7. Примерно так же и кришнаиты из Общества Сознания Кришны читают в русской транслитерации санскритские тексты из благословенной для них книги Абхая Чаранаравиндаы Бхактиведанты Свами Прабхупады (1896 — 1977) «Бхагават-Гита как она есть». Тем же самым занимаются и отечественные муслимы, не знающие арабского языка: читают по-русски свою тарабарщину, ибо тарабарщина, произнесённая хотя бы отдалённо похоже на арабскую речь — священна. Иными словами, все они — поклонники словесной магии, хотят произнесёнными заклинаниями умилостивить или подвигнуть к какому-то действию своего Бога. Или просто напомнить о себе, приниженном, земном и даже землистом — Всевышнему и Небесному.
8. Эта речь о надежде и вере важна не только религиозным людям. По существу тут затронуты фундаментальные основания всякой вменяемой гносеологии. В том числе и научной теории познания.
Иоганн Готлиб Фихте (1762 — 1814) писал: «Сущность науки заключается в том, чтобы от чувственно воспринятого восходить путём мышления к его сверхчувственному основанию. Такова философия. Она исходит из восприятия знания посредством внутреннего чувства и приходит к его основанию».
Фихте, И. Г. Факты сознания. — Фихте, И. Г. Сочинения. В 2 тт. Т. 2. С-Пб.: МИФРИЛ, 1997. С. 621.

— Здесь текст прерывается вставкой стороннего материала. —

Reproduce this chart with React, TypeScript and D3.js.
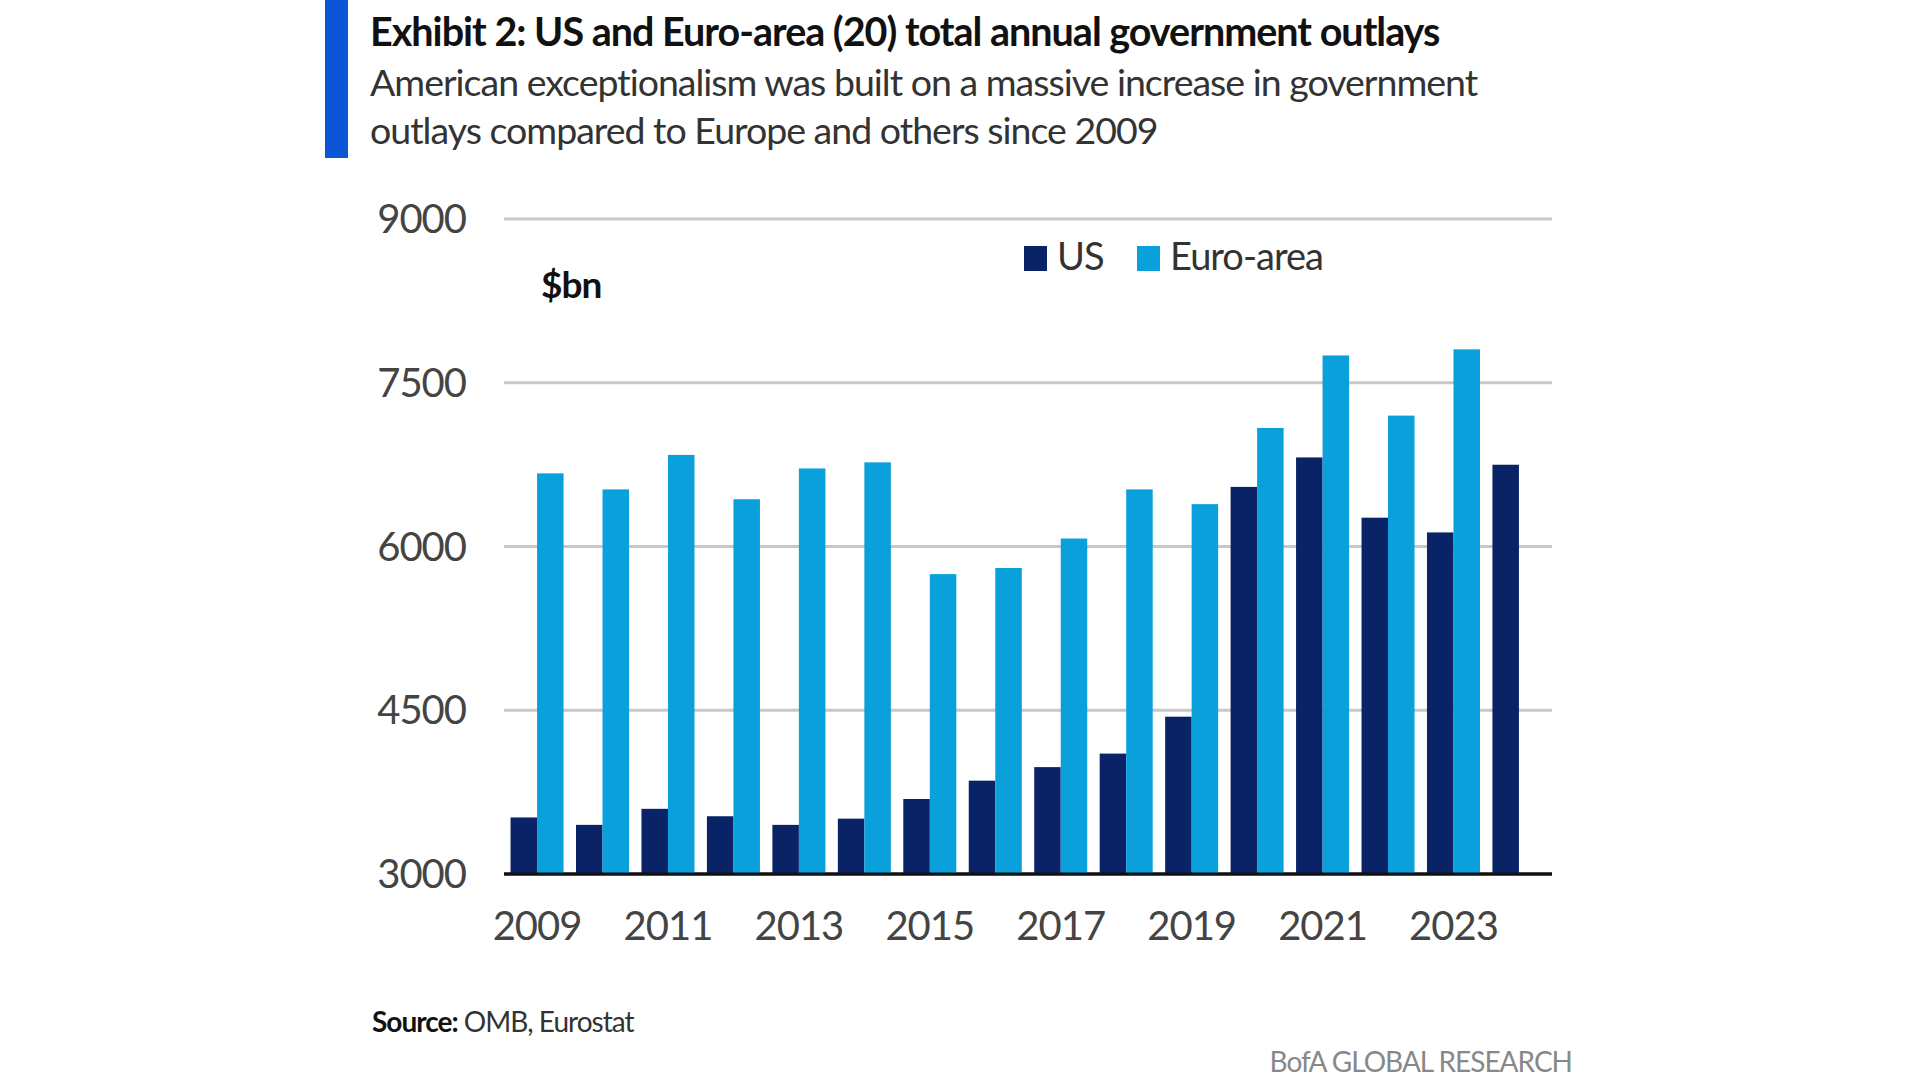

Это ведь о том же самом, что и у апостола Павла. От чувственно воспринятого восходить путём мышления к его сверхчувственному основанию, обличая вещи невидимые. И посредством внутреннего чувства воспринять знание и перейти к его невидимому и не воспринимаемому ни внутренним, ни внешним чувством основанию. Такова вся наука. Такова и вся философия.
При этом важно не бояться самого феномена веры в решении этой гносеологической проблемы. Вера выступает двигателем, субъектом надежды в её определённых чертах в религиозном сознании, а в сознании научном и философском — побудителем и субъектом формирования научного и философского знания. Учёному и философу нужно примерно так же верить в умную постижимость своего предмета, как и религиозно верующему человеку — в определённость его упования. Иначе ни учёный, ни философ заниматься своим предметом не будут. Не будут даже держать его в уме. Разве что он случайно залетит в голову. И так же случайно вылетит.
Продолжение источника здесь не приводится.